INSTRUCTION => Give the data below again exactly as written, without its pictures.

════════════════

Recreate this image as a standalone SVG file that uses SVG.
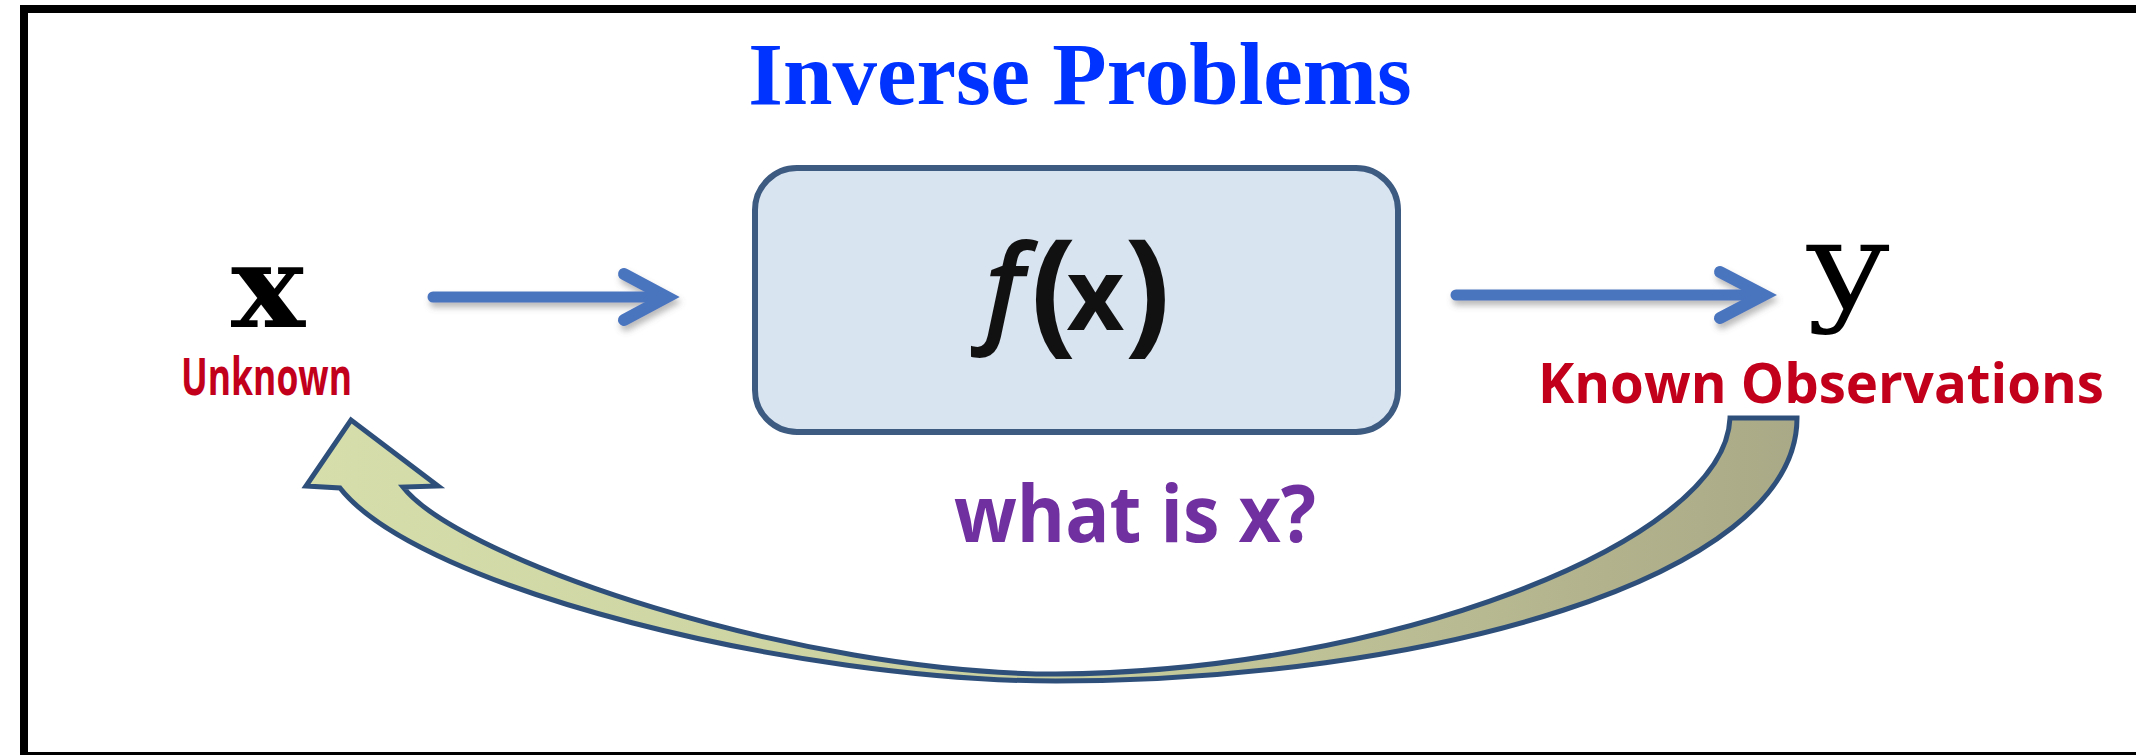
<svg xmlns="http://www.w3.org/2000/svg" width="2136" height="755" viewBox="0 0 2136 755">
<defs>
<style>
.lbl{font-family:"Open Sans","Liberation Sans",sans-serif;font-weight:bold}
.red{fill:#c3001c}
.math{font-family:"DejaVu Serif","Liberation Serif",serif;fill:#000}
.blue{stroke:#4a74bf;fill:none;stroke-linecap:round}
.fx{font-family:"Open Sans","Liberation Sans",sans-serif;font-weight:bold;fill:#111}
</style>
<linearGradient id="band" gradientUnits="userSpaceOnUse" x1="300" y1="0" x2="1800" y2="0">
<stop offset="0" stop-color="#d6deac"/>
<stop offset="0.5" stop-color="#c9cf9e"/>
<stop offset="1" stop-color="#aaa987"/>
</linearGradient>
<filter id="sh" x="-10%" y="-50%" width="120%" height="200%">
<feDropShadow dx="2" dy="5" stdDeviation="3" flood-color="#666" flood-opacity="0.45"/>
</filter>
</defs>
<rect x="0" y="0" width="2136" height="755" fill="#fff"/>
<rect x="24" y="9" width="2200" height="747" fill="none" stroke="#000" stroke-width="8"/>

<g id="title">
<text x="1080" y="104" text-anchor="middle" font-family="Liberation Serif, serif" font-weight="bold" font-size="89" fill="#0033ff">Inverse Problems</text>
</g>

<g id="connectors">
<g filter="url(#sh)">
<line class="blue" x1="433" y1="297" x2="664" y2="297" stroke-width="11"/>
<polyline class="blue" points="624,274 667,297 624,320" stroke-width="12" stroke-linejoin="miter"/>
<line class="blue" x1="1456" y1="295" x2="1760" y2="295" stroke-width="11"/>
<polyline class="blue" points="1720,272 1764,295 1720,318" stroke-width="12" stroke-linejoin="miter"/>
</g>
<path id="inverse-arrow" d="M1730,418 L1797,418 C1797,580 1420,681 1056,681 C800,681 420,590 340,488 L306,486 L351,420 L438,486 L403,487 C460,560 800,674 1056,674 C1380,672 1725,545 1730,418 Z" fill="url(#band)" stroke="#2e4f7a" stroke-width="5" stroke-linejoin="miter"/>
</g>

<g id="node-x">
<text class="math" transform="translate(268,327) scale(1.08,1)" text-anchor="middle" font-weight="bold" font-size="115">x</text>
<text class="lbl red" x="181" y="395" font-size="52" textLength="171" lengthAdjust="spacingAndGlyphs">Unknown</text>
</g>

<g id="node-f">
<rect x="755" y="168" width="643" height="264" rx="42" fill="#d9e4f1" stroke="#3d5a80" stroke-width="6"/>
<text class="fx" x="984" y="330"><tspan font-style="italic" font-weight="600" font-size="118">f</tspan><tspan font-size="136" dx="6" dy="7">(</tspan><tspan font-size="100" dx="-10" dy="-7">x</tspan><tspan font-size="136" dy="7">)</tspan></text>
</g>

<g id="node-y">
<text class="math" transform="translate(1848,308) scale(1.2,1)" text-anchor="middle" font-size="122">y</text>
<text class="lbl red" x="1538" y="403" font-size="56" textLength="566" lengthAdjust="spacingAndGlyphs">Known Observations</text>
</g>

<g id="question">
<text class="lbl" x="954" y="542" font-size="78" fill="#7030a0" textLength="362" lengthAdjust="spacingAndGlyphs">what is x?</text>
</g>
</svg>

════════════════

FULL OUTPUT =>
Recreate this image as a standalone SVG file that uses SVG.
<svg xmlns="http://www.w3.org/2000/svg" width="2136" height="755" viewBox="0 0 2136 755">
<defs>
<style>
.lbl{font-family:"Open Sans","Liberation Sans",sans-serif;font-weight:bold}
.red{fill:#c3001c}
.math{font-family:"DejaVu Serif","Liberation Serif",serif;fill:#000}
.blue{stroke:#4a74bf;fill:none;stroke-linecap:round}
.fx{font-family:"Open Sans","Liberation Sans",sans-serif;font-weight:bold;fill:#111}
</style>
<linearGradient id="band" gradientUnits="userSpaceOnUse" x1="300" y1="0" x2="1800" y2="0">
<stop offset="0" stop-color="#d6deac"/>
<stop offset="0.5" stop-color="#c9cf9e"/>
<stop offset="1" stop-color="#aaa987"/>
</linearGradient>
<filter id="sh" x="-10%" y="-50%" width="120%" height="200%">
<feDropShadow dx="2" dy="5" stdDeviation="3" flood-color="#666" flood-opacity="0.45"/>
</filter>
</defs>
<rect x="0" y="0" width="2136" height="755" fill="#fff"/>
<rect x="24" y="9" width="2200" height="747" fill="none" stroke="#000" stroke-width="8"/>

<g id="title">
<text x="1080" y="104" text-anchor="middle" font-family="Liberation Serif, serif" font-weight="bold" font-size="89" fill="#0033ff">Inverse Problems</text>
</g>

<g id="connectors">
<g filter="url(#sh)">
<line class="blue" x1="433" y1="297" x2="664" y2="297" stroke-width="11"/>
<polyline class="blue" points="624,274 667,297 624,320" stroke-width="12" stroke-linejoin="miter"/>
<line class="blue" x1="1456" y1="295" x2="1760" y2="295" stroke-width="11"/>
<polyline class="blue" points="1720,272 1764,295 1720,318" stroke-width="12" stroke-linejoin="miter"/>
</g>
<path id="inverse-arrow" d="M1730,418 L1797,418 C1797,580 1420,681 1056,681 C800,681 420,590 340,488 L306,486 L351,420 L438,486 L403,487 C460,560 800,674 1056,674 C1380,672 1725,545 1730,418 Z" fill="url(#band)" stroke="#2e4f7a" stroke-width="5" stroke-linejoin="miter"/>
</g>

<g id="node-x">
<text class="math" transform="translate(268,327) scale(1.08,1)" text-anchor="middle" font-weight="bold" font-size="115">x</text>
<text class="lbl red" x="181" y="395" font-size="52" textLength="171" lengthAdjust="spacingAndGlyphs">Unknown</text>
</g>

<g id="node-f">
<rect x="755" y="168" width="643" height="264" rx="42" fill="#d9e4f1" stroke="#3d5a80" stroke-width="6"/>
<text class="fx" x="984" y="330"><tspan font-style="italic" font-weight="600" font-size="118">f</tspan><tspan font-size="136" dx="6" dy="7">(</tspan><tspan font-size="100" dx="-10" dy="-7">x</tspan><tspan font-size="136" dy="7">)</tspan></text>
</g>

<g id="node-y">
<text class="math" transform="translate(1848,308) scale(1.2,1)" text-anchor="middle" font-size="122">y</text>
<text class="lbl red" x="1538" y="403" font-size="56" textLength="566" lengthAdjust="spacingAndGlyphs">Known Observations</text>
</g>

<g id="question">
<text class="lbl" x="954" y="542" font-size="78" fill="#7030a0" textLength="362" lengthAdjust="spacingAndGlyphs">what is x?</text>
</g>
</svg>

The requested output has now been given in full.